Je vous enverrai les renseignements que vous demandez avec plaisir. On assiste à une guerre de chiffres selon qu'on parle des exportations des seuls biens ou qu'on y ajoute aussi les services. Mais nous vous fournirons les statistiques que vous demandez pour toutes ces dernières années.
Je ne sais rien de plus au sujet de la nomination de l'ambassadeur des États-Unis au Canada. Il y a bien le nom d'une dame qui circule... j'oublie son nom, mais elle vient de la Caroline du Nord. Nous pourrons vous en dire plus lorsque nous en saurons plus. Je n'ai encore entendu parler d'aucune audience.
Pour ce qui est des enjeux trilatéraux, comme j'essayais de le dire au début, là aussi, c'est trop tôt pour se prononcer. Le principal dossier est évidemment celui de l'ALENA. Je crois que tout le reste dépendra de la tournure que prendront les événements. J'ai dit tout à l'heure que les ministres de la Défense continuent de se réunir. Je crois que les ministres responsables des dossiers énergétiques aussi, et il se peut que ceux des Affaires étrangères se rencontrent. Concrètement, nous continuons de préconiser une approche de type « contrôle unique » pour tout ce qui touche les douanes. Nous n'en sommes pas encore au point où les personnes qui franchissent la frontière dans un sens pourront automatiquement la franchir dans l'autre, mais nous y travaillons, et les mesures de facilitation du commerce comme celle-là suivent leur cours.
Je disais tout à l'heure que le Canada et les États-Unis continuent de collaborer dans les domaines frontalier et énergétique.
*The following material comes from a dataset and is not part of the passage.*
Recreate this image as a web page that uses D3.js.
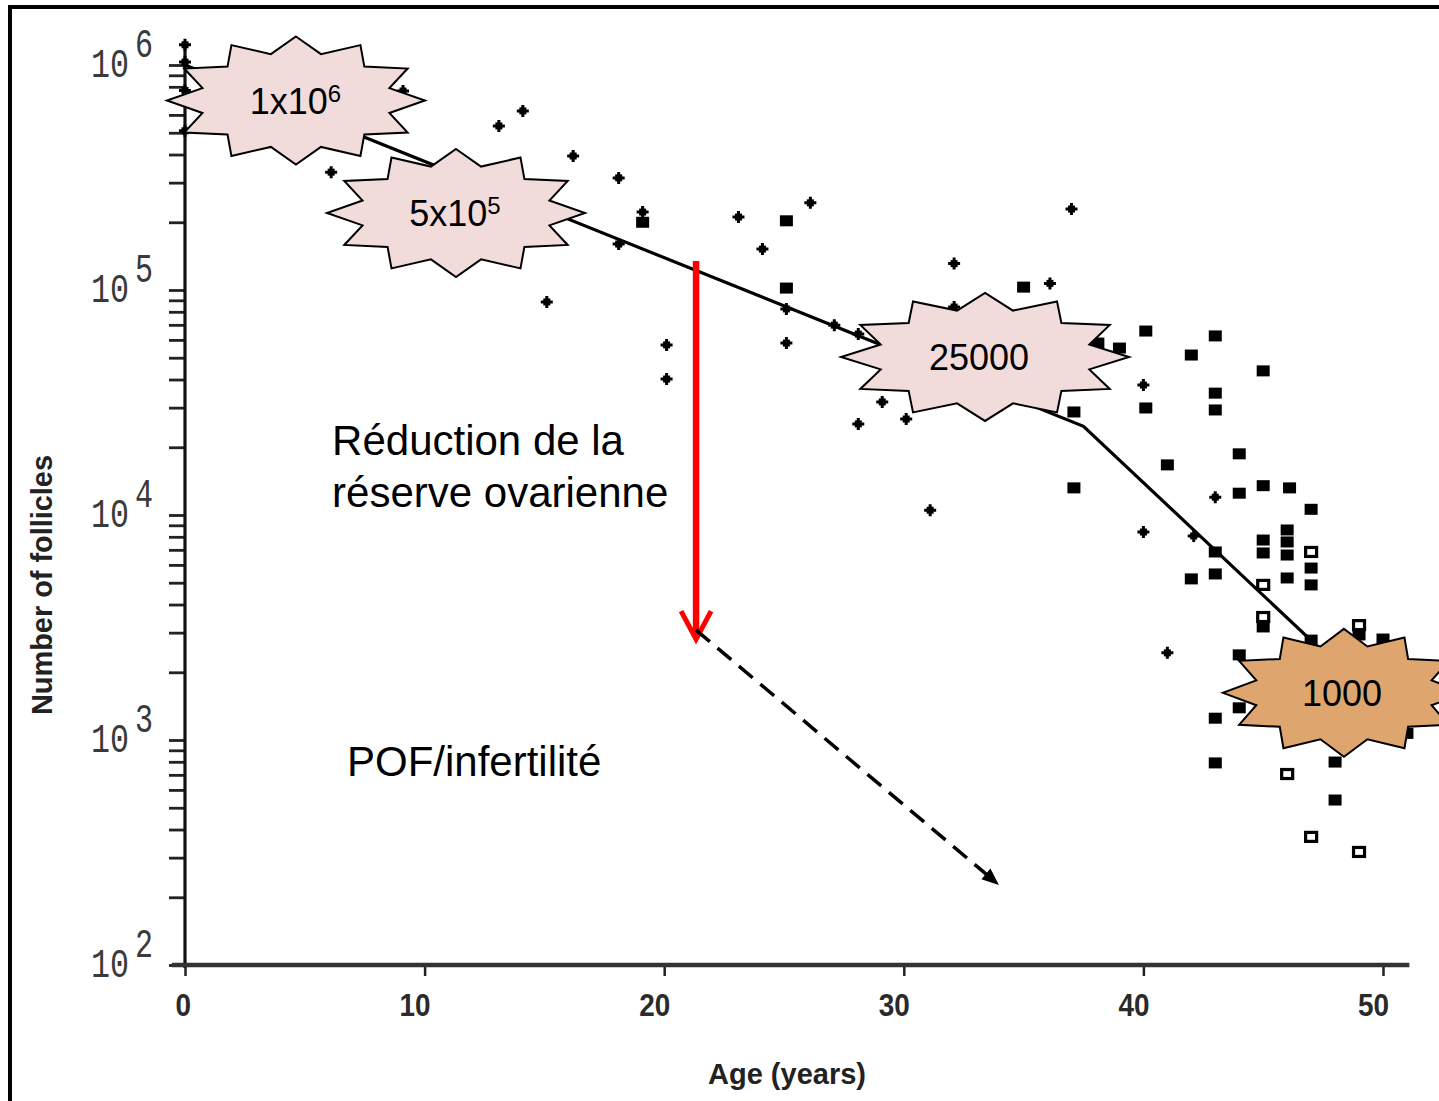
<!DOCTYPE html>
<html><head><meta charset="utf-8">
<script src="https://cdn.jsdelivr.net/npm/d3@7"></script>
<style>html,body{margin:0;padding:0;background:#fff;} svg{display:block;}</style>
</head><body>
<script>
// ---- data (age in years, number of follicles) ----
const plusAge   = [0,0,0,0,6.1,9.1,13.1,14.1,15.1,16.2,18.1,18.1,19.1,20.1,20.1,23.1,24.1,25.1,25.1,26.1,27.1,28.1,28.1,29.1,30.1,31.1,32.1,32.1,36.1,37.0,40.0,40.0,41.0,42.1,43.0];
const plusCount = [1.23e6,1.03e6,7.7e5,5.1e5,3.34e5,7.66e5,5.36e5,6.25e5,8.85e4,3.94e5,3.15e5,1.6e5,2.22e5,5.7e4,4.02e4,2.11e5,1.52e5,8.24e4,5.81e4,2.44e5,6.98e4,6.37e4,2.54e4,3.18e4,2.67e4,1.05e4,1.31e5,8.4e4,1.07e5,2.29e5,3.78e4,8.4e3,2.44e3,8.07e3,1.2e4];
const squareAge   = [19.1,25.1,25.1,35.0,37.1,37.1,38.1,39.0,40.1,40.1,41.0,42.0,42.0,43.0,43.0,43.0,43.0,43.0,43.0,43.0,44.0,44.0,44.0,44.0,45.0,45.0,45.0,45.0,45.0,46.1,46.0,46.0,46.0,46.0,47.0,47.0,47.0,47.0,48.0,48.0,49.0,50.0,51.0];
const squareCount = [2.0e5,2.03e5,1.02e5,1.03e5,2.87e4,1.32e4,5.81e4,5.52e4,6.57e4,2.99e4,1.67e4,5.14e4,5.2e3,6.25e4,3.48e4,2.93e4,6.85e3,5.47e3,1.25e3,791,1.87e4,1.25e4,2.39e3,1.39e3,4.37e4,1.35e4,7.74e3,6.78e3,3.18e3,1.32e4,8.58e3,7.59e3,6.64e3,5.25e3,1.06e4,5.81e3,4.89e3,2.78e3,798,541,2.93e3,2.81e3,1.07e3];
const openAge   = [47.0,45.0,45.0,49.0,46.0,47.0,49.0];
const openCount = [6.85e3,4.89e3,3.52e3,3.24e3,706,371,318];
const fitAge   = [0,37.5,51];
const fitCount = [1e6,24800,1100];
const xTicks = [0,10,20,30,40,50];
const yExponents = [2,3,4,5,6];
const starLabels = ["1x10","5x10","25000","1000"];
const starSups   = ["6","5","",""];
const starAge    = [4.63,11.31,33.39,48.37];
const starCount  = [6.95e5,2.2e5,5.04e4,1.62e3];

const W = 1439, H = 1101;
const svg = d3.select("body").append("svg").attr("width", W).attr("height", H);
const x = d3.scaleLinear().domain([0, 50]).range([185, 1383]);
const y = d3.scaleLog().domain([100, 1e6]).range([965, 65]);

// outer frame (top and left edges visible)
svg.append("line").attr("x1", 8).attr("x2", W).attr("y1", 7).attr("y2", 7).attr("stroke", "#000").attr("stroke-width", 4);
svg.append("line").attr("x1", 10).attr("x2", 10).attr("y1", 5).attr("y2", H).attr("stroke", "#000").attr("stroke-width", 4);

// ---- y axis ----
const minor = [];
for (let e = 2; e < 6; e++) for (let m = 1; m < 10; m++) minor.push(m * Math.pow(10, e));
minor.push(1e6);
const yAx = svg.append("g").attr("transform", `translate(${x(0)},0)`)
  .call(d3.axisLeft(y).tickValues(minor).tickSize(16).tickFormat(""));
yAx.select(".domain").remove();
yAx.selectAll(".tick line").attr("stroke", "#222").attr("stroke-width", 2.8);
svg.append("line").attr("x1", x(0)).attr("x2", x(0)).attr("y1", y(1.25e6)).attr("y2", y(100) + 3)
  .attr("stroke", "#111").attr("stroke-width", 3.2);

const yl = svg.append("g").attr("font-family", "'Liberation Mono', 'DejaVu Sans Mono', monospace").attr("fill", "#3a3a3a");
yExponents.forEach(e => {
  const ty = y(Math.pow(10, e));
  yl.append("text").attr("x", 129).attr("y", ty + 12).attr("text-anchor", "end")
    .attr("font-size", 40).attr("textLength", 38).attr("lengthAdjust", "spacingAndGlyphs").text("10");
  yl.append("text").attr("x", 135).attr("y", ty - 8)
    .attr("font-size", 40).attr("textLength", 18).attr("lengthAdjust", "spacingAndGlyphs").text(String(e));
});

// ---- x axis ----
const xAx = svg.append("g").attr("transform", `translate(0,${y(100)})`)
  .call(d3.axisBottom(x).tickValues(xTicks).tickSize(11).tickFormat(""));
xAx.select(".domain").remove();
xAx.selectAll(".tick line").attr("stroke", "#222").attr("stroke-width", 2.5);
svg.append("line").attr("x1", x(-0.55)).attr("x2", x(51.1)).attr("y1", y(100)).attr("y2", y(100))
  .attr("stroke", "#333").attr("stroke-width", 4.5);
svg.append("g").attr("font-family", "'Liberation Sans', Arial, sans-serif").attr("fill", "#2a2a2a")
  .selectAll("text").data(xTicks).join("text")
  .attr("x", d => x(d) + 6).attr("y", y(100) + 51).attr("text-anchor", "end")
  .attr("font-size", 32).attr("font-weight", "bold")
  .attr("textLength", d => String(d).length * 15.5).attr("lengthAdjust", "spacingAndGlyphs")
  .text(d => d);

// axis titles
svg.append("text").attr("x", 787).attr("y", 1084).attr("text-anchor", "middle")
  .attr("font-family", "'Liberation Sans', Arial, sans-serif").attr("font-size", 30).attr("font-weight", "bold")
  .attr("fill", "#222").attr("textLength", 158).attr("lengthAdjust", "spacingAndGlyphs").text("Age (years)");
svg.append("text").attr("transform", "translate(52,585) rotate(-90)").attr("text-anchor", "middle")
  .attr("font-family", "'Liberation Sans', Arial, sans-serif").attr("font-size", 30).attr("font-weight", "bold")
  .attr("fill", "#222").attr("textLength", 260).attr("lengthAdjust", "spacingAndGlyphs").text("Number of follicles");

// ---- fitted line ----
const fit = fitAge.map((a, i) => [a, fitCount[i]]);
svg.append("path").attr("d", d3.line().x(d => x(d[0])).y(d => y(d[1]))(fit))
  .attr("fill", "none").attr("stroke", "#000").attr("stroke-width", 3.2);

// ---- markers ----
const plusG = svg.append("g");
plusAge.forEach((a, i) => {
  const g = plusG.append("g").attr("transform", `translate(${x(a)},${y(plusCount[i])})`);
  g.append("path").attr("d", "M-6,0H6M0,-6V6").attr("stroke", "#000").attr("stroke-width", 3);
  g.append("rect").attr("x", -3.5).attr("y", -3.5).attr("width", 7).attr("height", 7).attr("fill", "#000");
});
svg.append("g").selectAll("rect").data(squareAge).join("rect")
  .attr("x", d => x(d) - 6.5).attr("y", (d, i) => y(squareCount[i]) - 5.5)
  .attr("width", 13).attr("height", 11).attr("fill", "#000");
svg.append("g").selectAll("rect").data(openAge).join("rect")
  .attr("x", d => x(d) - 5.5).attr("y", (d, i) => y(openCount[i]) - 4.5)
  .attr("width", 11).attr("height", 9).attr("fill", "#fff").attr("stroke", "#000").attr("stroke-width", 3.2);

// ---- star callouts ----
const starW = [129, 129, 144, 121];
const starH = 64;
const starFill = ["#F2DCDB", "#F2DCDB", "#F2DCDB", "#DEA66E"];
const starTextDx = [-0.5, -1, -6, -2];
function star12(cx, cy, w, h) {
  const pts = [];
  for (let k = 0; k < 24; k++) {
    const ang = (-90 + k * 15) * Math.PI / 180;
    const r = k % 2 === 0 ? 1 : 0.75;
    pts.push([cx + r * w * Math.cos(ang), cy + r * h * Math.sin(ang)]);
  }
  return pts;
}
starAge.forEach((a, i) => {
  const cx = x(a), cy = y(starCount[i]);
  svg.append("path").attr("d", d3.line().curve(d3.curveLinearClosed)(star12(cx, cy, starW[i], starH)))
    .attr("fill", starFill[i]).attr("stroke", "#000").attr("stroke-width", 2);
  const t = svg.append("text").attr("x", cx + starTextDx[i]).attr("y", cy + 13).attr("text-anchor", "middle")
    .attr("font-family", "'Liberation Sans', Arial, sans-serif").attr("font-size", 36).attr("fill", "#000");
  t.append("tspan").text(starLabels[i]);
  if (starSups[i]) t.append("tspan").attr("font-size", 24).attr("dy", -12).text(starSups[i]);
});

// ---- annotations ----
const arrowAge = 21.33;
const ax = x(arrowAge), aTop = y(1.345e5), aTip = y(2.78e3);
svg.append("line").attr("x1", ax).attr("x2", ax).attr("y1", aTop).attr("y2", aTip - 3)
  .attr("stroke", "#FF0000").attr("stroke-width", 6.5);
svg.append("path").attr("d", `M${ax - 15},${aTip - 29}L${ax},${aTip - 1}L${ax + 15},${aTip - 29}`)
  .attr("fill", "none").attr("stroke", "#FF0000").attr("stroke-width", 5).attr("stroke-linejoin", "miter");

const dx1 = x(arrowAge), dy1 = y(3.08e3), dx2 = x(33.97), dy2 = y(227);
const ang = Math.atan2(dy2 - dy1, dx2 - dx1);
const back = 14;
svg.append("line").attr("x1", dx1).attr("y1", dy1)
  .attr("x2", dx2 - back * Math.cos(ang)).attr("y2", dy2 - back * Math.sin(ang))
  .attr("stroke", "#000").attr("stroke-width", 3.5).attr("stroke-dasharray", "18,10");
svg.append("path").attr("transform", `translate(${dx2},${dy2}) rotate(${ang * 180 / Math.PI})`)
  .attr("d", "M0,0L-17,-7L-17,7Z").attr("fill", "#000");

const annG = svg.append("g").attr("font-family", "'Liberation Sans', Arial, sans-serif").attr("font-size", 42).attr("fill", "#000");
annG.append("text").attr("x", x(6.14)).attr("y", y(1.85e4)).text("Réduction de la");
annG.append("text").attr("x", x(6.14)).attr("y", y(1.85e4) + 52).text("réserve ovarienne");
annG.append("text").attr("x", x(6.76)).attr("y", y(692)).text("POF/infertilité");
</script>
</body></html>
Il faut inclure le Mexique là-dedans, car il vient tout juste de libéraliser son secteur énergétique. La collaboration trilatérale a donc toutes les chances de se poursuivre à ce sujet-là.
Du côté sécuritaire, je pense tout de suite aux opioïdes et à la criminalité transnationale, comme la contrebande et la traite de personnes. Là aussi, la collaboration devrait se poursuivre. Le Mexique et les États-Unis collaborent déjà de très près en matière de sécurité. Avant d'être nommé secrétaire à la Sécurité intérieure, le général Kelly était à la tête de l'organisme SOUTHCOOM, en Floride, où il était en charge de l'aspect militaire pour toute l'Amérique centrale et l'Amérique du Sud. Voilà un autre dossier où ces deux pays devraient continuer de collaborer, entre eux et avec le Canada, ne serait-ce qu'à cause de l'effet d'entraînement.
Il en va de même de la collaboration régionale, pour les mêmes raisons. Le secrétaire Kelly y accorde beaucoup d'importance. Les risques régionaux que représentent, pour le Canada et les États-Unis, les pays constituant le triangle nord de l'Amérique centrale demeurent inchangés. Le Canada, les États-Unis et le Mexique ont donc tout intérêt à poursuivre leur collaboration.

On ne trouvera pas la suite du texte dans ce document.